=== Data provided ===

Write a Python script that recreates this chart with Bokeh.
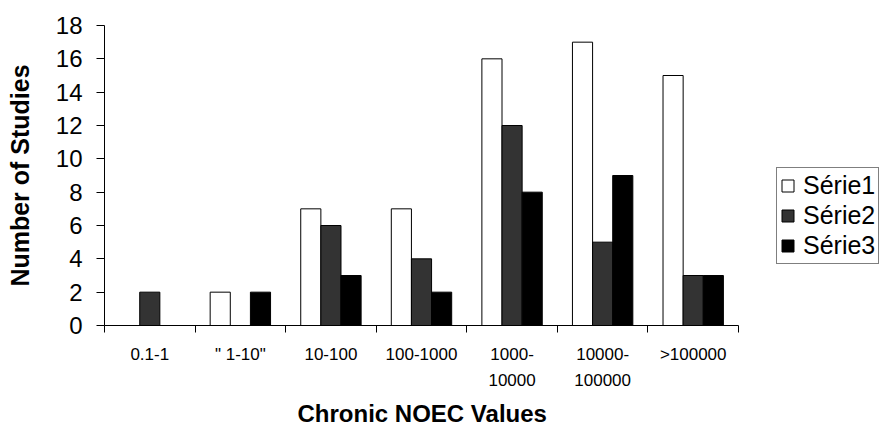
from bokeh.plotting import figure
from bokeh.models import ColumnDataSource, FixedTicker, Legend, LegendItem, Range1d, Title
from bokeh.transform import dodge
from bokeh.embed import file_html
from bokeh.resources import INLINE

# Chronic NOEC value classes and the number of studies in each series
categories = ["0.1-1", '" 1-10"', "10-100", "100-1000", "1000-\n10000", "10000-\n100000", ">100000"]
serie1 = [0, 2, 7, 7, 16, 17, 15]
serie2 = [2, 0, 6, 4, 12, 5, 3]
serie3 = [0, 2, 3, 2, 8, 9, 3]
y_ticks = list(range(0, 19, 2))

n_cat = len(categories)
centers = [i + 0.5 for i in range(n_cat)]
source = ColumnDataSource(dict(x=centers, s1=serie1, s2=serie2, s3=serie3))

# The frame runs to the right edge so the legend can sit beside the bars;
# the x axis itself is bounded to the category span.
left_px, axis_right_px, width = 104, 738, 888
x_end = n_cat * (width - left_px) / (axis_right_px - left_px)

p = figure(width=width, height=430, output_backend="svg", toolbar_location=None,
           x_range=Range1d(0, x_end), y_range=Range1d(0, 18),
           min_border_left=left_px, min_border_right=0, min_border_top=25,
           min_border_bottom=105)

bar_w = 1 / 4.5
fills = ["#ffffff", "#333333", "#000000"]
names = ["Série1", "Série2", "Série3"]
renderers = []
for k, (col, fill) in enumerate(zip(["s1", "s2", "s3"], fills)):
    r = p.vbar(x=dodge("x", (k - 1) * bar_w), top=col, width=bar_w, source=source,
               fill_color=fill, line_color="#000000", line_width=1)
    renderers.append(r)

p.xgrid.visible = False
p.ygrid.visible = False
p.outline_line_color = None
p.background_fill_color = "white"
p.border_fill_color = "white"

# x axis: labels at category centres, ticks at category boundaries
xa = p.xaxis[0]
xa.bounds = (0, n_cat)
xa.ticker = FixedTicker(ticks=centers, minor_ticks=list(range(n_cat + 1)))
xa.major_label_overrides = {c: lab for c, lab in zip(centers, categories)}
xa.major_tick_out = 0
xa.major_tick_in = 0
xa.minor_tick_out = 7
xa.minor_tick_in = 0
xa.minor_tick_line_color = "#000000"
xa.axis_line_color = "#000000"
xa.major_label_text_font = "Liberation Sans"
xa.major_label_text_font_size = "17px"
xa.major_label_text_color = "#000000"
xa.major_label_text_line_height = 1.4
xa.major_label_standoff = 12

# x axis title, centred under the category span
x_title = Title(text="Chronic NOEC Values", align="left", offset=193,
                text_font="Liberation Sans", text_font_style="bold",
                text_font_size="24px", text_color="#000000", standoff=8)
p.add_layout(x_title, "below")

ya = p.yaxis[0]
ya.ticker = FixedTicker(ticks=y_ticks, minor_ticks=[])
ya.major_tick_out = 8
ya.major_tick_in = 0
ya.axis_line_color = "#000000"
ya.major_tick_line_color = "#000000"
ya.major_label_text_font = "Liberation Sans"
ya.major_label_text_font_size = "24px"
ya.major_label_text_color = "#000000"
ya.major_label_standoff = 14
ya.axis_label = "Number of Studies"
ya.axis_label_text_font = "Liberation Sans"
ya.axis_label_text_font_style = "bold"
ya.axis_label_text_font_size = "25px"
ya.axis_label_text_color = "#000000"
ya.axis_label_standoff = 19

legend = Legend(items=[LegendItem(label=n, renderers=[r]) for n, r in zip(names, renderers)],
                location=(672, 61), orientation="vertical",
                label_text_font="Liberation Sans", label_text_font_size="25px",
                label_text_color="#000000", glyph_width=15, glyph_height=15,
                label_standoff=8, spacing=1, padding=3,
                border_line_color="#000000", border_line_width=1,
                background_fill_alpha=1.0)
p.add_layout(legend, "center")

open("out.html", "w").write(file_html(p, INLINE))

===
=== Data provided ===

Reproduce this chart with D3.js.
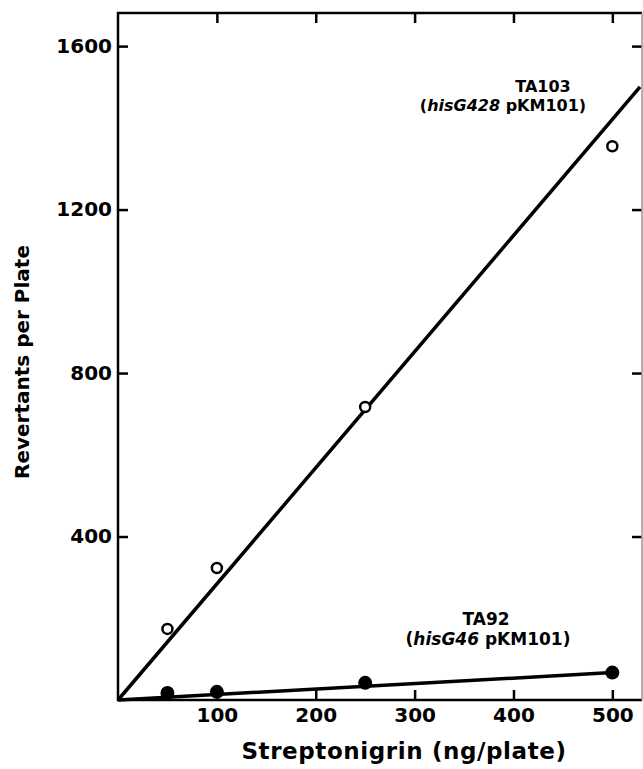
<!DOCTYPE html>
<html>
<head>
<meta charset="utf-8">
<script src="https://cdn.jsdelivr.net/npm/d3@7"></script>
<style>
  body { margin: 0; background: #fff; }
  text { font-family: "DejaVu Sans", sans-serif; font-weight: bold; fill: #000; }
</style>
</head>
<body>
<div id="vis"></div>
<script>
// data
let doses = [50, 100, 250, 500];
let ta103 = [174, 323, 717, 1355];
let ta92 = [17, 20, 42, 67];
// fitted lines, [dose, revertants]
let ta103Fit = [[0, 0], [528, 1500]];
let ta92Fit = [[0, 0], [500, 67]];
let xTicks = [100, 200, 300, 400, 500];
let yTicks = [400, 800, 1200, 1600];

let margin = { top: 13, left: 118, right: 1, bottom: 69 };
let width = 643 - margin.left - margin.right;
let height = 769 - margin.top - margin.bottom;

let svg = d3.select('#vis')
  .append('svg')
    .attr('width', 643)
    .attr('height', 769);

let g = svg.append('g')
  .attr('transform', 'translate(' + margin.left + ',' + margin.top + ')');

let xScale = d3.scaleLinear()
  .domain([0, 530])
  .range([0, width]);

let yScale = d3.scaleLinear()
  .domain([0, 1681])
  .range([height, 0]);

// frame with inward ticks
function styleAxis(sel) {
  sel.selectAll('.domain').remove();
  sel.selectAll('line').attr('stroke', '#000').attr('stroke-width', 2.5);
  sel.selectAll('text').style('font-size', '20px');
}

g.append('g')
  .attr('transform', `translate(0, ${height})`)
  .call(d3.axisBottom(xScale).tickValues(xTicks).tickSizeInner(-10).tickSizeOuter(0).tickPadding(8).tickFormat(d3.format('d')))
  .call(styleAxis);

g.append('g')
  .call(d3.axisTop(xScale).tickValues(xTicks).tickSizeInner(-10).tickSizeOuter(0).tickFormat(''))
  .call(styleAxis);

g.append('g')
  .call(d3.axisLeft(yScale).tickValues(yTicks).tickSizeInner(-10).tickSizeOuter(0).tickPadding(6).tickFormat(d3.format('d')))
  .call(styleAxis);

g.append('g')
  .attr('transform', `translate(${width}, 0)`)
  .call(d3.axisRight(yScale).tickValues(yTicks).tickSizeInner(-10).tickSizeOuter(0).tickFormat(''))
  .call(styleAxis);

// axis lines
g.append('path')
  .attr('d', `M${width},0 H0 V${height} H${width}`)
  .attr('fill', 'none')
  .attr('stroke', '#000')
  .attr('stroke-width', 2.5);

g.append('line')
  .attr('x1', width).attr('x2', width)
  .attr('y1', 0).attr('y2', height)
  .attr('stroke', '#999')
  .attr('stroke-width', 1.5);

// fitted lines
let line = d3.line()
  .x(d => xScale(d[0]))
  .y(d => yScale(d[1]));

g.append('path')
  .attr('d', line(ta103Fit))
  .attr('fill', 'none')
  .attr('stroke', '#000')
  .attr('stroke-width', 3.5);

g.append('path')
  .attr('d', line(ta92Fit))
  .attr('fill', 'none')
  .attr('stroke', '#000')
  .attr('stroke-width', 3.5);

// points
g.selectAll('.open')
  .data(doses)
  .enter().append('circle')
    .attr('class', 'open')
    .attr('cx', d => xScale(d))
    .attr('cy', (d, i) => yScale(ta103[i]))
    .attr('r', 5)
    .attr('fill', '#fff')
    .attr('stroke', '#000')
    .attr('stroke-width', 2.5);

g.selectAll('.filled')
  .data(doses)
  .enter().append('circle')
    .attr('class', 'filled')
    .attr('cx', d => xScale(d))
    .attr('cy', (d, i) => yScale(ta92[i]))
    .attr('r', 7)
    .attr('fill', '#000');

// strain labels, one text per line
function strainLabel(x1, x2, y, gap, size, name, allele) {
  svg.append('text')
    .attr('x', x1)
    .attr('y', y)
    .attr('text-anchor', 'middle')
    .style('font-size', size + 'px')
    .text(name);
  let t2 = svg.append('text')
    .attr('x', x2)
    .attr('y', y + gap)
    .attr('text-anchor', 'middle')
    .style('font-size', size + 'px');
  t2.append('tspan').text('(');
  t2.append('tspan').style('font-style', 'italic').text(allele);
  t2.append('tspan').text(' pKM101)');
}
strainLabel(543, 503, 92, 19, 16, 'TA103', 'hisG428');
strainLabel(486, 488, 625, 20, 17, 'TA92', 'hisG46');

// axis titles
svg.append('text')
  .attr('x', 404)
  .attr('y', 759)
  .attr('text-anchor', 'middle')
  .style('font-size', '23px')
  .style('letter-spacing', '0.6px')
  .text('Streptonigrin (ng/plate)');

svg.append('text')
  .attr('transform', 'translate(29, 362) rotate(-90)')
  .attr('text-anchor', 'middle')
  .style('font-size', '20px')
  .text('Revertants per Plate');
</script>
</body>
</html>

===

*Task goal*
Without the pictures, give again only the lines beginning at the line that contains "Write a Python" and stopping after the line that contains "from bokeh.resources import INLINE", exactly as written.

*Response*
Write a Python script that recreates this chart with Bokeh.
from bokeh.plotting import figure
from bokeh.models import ColumnDataSource, FixedTicker, Legend, LegendItem, Range1d, Title
from bokeh.transform import dodge
from bokeh.embed import file_html
from bokeh.resources import INLINE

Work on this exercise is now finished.